[TASK INSTRUCTIONS]:
From the listing below, pull each line that includes "this".

[RECORDS SHOWN]:
——————
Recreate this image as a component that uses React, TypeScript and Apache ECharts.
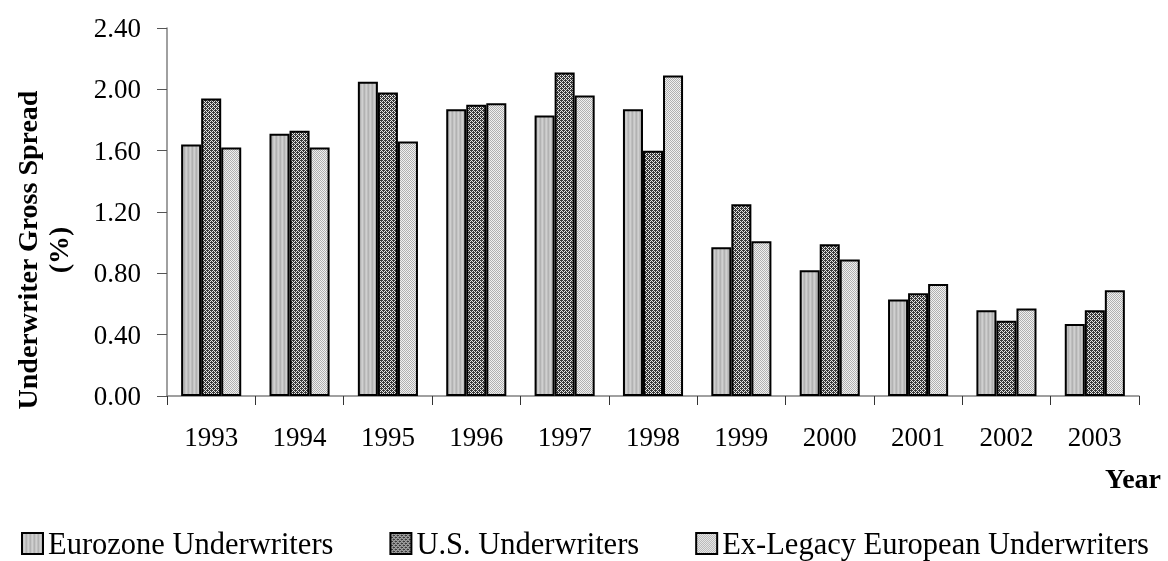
——————
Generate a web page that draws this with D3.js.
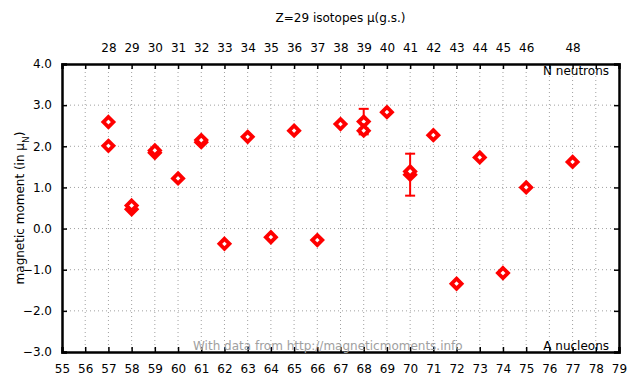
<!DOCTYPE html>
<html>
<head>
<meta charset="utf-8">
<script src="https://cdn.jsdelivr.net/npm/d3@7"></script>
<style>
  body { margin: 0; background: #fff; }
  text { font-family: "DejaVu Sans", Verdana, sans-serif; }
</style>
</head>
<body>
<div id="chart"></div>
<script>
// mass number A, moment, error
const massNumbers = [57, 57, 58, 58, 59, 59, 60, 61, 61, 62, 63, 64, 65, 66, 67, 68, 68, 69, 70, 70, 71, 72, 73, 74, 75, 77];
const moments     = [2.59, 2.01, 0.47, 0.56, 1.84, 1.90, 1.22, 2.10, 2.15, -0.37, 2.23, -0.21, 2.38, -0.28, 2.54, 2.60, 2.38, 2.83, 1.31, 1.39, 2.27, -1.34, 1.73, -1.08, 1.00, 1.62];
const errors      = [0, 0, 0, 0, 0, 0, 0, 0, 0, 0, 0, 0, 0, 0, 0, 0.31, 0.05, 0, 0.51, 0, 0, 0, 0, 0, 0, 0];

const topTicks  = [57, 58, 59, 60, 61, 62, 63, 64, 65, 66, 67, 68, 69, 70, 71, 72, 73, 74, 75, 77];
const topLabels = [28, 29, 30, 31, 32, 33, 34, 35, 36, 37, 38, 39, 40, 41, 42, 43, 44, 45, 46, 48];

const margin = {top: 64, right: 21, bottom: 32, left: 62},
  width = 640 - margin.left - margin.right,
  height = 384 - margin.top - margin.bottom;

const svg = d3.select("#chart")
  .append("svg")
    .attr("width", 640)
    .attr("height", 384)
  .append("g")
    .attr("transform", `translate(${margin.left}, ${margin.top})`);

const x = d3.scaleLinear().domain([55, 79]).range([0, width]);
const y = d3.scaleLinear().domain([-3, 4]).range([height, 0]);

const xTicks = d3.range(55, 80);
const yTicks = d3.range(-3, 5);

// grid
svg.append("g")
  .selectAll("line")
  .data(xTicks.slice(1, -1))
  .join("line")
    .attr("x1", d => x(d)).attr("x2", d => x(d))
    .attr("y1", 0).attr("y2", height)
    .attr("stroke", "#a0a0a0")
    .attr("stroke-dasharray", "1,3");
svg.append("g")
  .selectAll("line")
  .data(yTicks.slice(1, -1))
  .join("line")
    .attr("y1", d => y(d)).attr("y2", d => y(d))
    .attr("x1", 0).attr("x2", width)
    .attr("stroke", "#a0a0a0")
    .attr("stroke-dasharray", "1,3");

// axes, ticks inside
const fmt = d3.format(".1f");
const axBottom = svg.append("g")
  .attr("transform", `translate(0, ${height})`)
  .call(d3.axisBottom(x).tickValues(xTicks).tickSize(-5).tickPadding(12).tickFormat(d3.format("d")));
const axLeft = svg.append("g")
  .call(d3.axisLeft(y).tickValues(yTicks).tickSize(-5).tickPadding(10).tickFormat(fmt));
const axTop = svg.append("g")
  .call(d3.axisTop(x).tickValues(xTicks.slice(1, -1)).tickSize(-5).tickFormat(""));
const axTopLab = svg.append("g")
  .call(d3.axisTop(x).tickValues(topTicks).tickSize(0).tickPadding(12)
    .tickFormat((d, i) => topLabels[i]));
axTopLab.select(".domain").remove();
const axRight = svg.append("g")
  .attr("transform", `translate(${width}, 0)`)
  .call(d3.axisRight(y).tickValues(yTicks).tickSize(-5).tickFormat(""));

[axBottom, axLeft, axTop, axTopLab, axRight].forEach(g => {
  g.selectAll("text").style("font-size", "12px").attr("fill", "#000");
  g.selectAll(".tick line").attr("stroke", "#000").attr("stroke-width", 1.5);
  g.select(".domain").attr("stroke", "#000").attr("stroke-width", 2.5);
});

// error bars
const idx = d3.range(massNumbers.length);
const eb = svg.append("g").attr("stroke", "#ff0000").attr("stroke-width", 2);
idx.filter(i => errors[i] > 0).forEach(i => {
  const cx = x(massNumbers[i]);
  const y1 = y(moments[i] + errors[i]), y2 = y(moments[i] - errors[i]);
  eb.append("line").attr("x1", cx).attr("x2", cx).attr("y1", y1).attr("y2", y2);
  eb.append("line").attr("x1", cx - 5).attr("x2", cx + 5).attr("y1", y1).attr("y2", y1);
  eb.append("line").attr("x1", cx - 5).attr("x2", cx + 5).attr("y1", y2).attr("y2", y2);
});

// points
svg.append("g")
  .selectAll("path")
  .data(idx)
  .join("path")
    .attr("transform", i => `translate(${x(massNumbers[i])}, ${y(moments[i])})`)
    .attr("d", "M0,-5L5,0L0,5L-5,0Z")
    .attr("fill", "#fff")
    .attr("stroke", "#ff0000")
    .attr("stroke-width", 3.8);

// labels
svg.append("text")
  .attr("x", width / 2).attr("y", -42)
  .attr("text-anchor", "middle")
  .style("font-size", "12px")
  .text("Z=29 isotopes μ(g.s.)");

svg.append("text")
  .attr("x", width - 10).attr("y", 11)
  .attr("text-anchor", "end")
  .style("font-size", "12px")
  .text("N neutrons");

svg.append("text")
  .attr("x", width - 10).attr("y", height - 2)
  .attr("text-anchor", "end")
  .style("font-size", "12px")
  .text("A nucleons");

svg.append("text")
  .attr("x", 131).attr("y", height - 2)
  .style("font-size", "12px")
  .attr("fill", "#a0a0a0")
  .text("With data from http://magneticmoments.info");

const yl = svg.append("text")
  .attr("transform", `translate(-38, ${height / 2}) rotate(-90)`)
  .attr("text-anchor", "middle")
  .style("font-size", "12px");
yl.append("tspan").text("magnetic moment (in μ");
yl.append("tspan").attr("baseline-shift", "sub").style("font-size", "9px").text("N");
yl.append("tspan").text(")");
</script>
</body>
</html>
——————
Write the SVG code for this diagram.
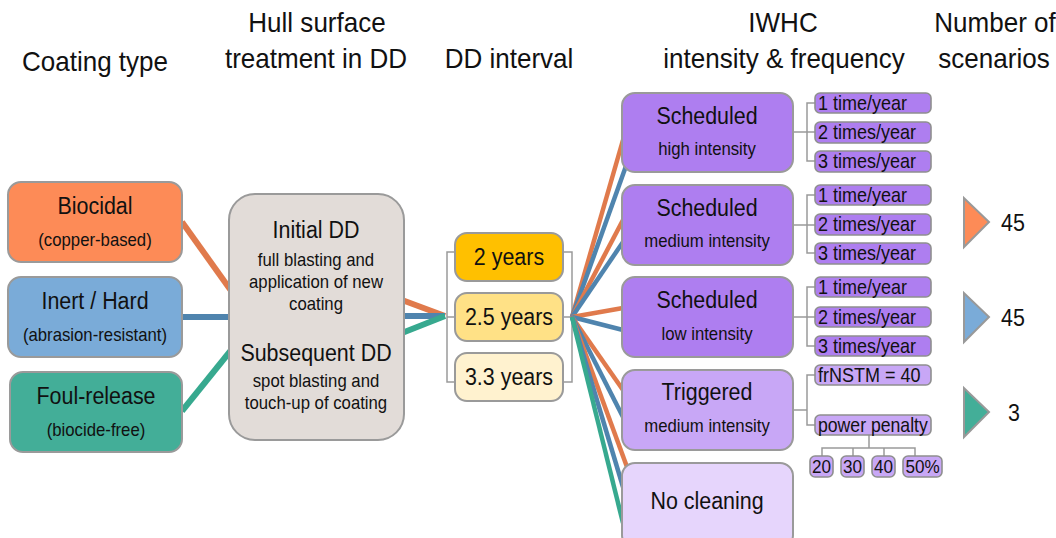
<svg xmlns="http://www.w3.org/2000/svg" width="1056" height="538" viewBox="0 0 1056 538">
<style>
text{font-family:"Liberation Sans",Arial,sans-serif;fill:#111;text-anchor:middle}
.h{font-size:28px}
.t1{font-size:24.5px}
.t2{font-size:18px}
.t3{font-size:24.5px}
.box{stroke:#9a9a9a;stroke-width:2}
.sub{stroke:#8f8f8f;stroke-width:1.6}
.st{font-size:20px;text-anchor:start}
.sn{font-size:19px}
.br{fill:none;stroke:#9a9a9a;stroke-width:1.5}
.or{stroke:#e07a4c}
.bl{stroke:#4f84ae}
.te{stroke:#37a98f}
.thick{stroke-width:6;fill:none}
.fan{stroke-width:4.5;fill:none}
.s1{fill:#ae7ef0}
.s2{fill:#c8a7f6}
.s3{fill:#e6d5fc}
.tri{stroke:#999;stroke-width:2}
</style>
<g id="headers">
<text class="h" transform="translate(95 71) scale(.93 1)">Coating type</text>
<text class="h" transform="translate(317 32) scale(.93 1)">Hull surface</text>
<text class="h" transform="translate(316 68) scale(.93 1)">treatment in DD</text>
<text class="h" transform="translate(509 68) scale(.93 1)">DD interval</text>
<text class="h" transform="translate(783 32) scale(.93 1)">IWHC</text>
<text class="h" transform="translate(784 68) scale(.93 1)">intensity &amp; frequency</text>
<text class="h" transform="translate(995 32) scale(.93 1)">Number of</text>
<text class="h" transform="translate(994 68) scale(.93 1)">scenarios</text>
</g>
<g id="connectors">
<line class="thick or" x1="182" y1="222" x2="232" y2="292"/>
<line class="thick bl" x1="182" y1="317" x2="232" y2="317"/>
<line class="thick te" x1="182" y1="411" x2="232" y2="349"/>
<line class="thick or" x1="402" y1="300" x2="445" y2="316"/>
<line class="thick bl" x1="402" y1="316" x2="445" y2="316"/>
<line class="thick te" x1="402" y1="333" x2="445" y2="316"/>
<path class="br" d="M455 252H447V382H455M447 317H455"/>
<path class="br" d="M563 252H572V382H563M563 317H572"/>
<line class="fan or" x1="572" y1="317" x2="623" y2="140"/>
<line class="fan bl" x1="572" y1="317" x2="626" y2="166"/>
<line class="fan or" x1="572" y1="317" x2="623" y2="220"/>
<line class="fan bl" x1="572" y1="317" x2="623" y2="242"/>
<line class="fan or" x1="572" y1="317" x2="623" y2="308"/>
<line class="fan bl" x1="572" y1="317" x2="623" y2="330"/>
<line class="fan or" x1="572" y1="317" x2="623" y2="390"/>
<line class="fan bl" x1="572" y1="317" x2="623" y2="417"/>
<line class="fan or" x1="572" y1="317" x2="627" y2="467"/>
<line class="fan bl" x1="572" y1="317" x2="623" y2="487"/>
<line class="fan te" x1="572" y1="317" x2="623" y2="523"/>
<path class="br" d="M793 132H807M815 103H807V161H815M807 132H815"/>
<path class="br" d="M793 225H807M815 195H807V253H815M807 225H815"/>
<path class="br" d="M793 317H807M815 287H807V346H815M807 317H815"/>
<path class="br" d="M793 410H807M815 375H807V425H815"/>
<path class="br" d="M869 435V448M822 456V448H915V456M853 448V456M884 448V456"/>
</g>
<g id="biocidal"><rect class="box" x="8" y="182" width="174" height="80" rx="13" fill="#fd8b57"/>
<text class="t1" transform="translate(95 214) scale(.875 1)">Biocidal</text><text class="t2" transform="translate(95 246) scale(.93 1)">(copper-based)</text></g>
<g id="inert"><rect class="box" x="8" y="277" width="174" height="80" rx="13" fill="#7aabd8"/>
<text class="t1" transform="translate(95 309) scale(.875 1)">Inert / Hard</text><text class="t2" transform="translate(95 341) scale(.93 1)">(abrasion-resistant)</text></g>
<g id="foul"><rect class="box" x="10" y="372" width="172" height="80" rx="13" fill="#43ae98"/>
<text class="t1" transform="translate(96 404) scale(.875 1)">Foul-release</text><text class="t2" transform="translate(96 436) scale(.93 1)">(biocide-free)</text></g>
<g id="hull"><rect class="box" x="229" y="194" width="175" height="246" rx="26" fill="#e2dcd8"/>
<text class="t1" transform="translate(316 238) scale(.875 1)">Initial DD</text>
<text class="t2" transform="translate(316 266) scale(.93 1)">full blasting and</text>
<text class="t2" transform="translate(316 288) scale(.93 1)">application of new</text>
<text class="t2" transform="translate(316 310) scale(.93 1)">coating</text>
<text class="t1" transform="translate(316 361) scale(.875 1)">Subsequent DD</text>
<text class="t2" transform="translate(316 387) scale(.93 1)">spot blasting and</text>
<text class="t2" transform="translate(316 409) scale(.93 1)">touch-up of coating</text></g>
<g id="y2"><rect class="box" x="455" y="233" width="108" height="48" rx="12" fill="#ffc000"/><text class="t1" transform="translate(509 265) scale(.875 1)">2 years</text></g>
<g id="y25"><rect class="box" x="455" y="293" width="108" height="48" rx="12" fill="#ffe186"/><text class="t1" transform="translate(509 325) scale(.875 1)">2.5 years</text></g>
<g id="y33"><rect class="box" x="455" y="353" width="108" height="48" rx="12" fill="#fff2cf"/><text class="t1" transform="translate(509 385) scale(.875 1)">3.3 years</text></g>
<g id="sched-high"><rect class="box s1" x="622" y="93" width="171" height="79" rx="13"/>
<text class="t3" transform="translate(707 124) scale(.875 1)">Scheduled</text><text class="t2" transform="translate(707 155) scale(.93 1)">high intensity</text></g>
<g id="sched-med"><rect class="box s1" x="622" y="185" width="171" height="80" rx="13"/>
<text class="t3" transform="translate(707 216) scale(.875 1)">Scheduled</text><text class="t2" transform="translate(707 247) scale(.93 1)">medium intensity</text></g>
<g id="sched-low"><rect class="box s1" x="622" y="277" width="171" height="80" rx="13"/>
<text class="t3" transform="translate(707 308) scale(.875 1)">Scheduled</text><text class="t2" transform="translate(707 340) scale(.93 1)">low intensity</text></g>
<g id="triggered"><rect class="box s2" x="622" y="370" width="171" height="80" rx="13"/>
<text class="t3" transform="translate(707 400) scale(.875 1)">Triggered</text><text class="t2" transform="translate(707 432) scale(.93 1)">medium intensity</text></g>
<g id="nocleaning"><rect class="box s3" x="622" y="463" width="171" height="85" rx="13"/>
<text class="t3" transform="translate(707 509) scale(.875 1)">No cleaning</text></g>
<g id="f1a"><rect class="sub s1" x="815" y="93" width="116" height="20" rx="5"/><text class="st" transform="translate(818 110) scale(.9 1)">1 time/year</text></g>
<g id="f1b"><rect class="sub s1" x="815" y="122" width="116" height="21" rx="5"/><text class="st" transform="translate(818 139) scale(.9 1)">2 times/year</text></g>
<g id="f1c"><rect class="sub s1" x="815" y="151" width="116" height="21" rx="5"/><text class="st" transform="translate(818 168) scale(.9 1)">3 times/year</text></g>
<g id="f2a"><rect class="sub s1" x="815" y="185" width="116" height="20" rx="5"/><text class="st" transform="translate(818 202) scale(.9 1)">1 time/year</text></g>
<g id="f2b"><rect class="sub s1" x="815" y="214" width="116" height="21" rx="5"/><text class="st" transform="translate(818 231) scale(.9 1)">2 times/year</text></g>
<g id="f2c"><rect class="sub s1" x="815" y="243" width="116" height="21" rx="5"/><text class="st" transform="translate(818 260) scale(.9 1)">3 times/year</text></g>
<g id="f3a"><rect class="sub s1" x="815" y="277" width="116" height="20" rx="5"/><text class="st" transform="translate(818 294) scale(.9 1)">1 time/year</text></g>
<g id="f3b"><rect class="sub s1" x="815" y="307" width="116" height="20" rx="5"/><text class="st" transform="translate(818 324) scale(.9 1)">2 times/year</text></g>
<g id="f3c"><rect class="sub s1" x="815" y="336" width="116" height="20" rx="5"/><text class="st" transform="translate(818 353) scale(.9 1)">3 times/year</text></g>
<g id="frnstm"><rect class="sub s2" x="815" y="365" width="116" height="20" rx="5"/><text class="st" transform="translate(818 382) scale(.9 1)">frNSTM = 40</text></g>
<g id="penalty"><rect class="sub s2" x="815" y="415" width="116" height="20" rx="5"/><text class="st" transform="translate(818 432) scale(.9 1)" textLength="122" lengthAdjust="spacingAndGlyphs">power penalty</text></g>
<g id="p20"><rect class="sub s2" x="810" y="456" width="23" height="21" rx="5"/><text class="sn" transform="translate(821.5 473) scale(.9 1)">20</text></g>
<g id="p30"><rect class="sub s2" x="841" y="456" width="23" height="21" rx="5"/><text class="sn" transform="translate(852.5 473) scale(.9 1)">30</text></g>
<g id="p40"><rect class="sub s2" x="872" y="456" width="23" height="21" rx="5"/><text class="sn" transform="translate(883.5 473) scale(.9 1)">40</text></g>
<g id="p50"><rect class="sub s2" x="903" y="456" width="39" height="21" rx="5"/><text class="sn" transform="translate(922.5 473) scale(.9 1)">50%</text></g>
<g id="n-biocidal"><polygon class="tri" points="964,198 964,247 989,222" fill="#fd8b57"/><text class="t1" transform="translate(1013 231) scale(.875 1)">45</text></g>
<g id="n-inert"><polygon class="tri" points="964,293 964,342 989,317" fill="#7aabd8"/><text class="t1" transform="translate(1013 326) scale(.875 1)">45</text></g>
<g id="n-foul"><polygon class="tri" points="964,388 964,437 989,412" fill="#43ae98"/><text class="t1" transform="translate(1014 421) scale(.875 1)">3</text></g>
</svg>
——————
[WRITTEN RESPONSE]:
Recreate this image as a component that uses React, TypeScript and Apache ECharts.
Generate a web page that draws this with D3.js.
Write the SVG code for this diagram.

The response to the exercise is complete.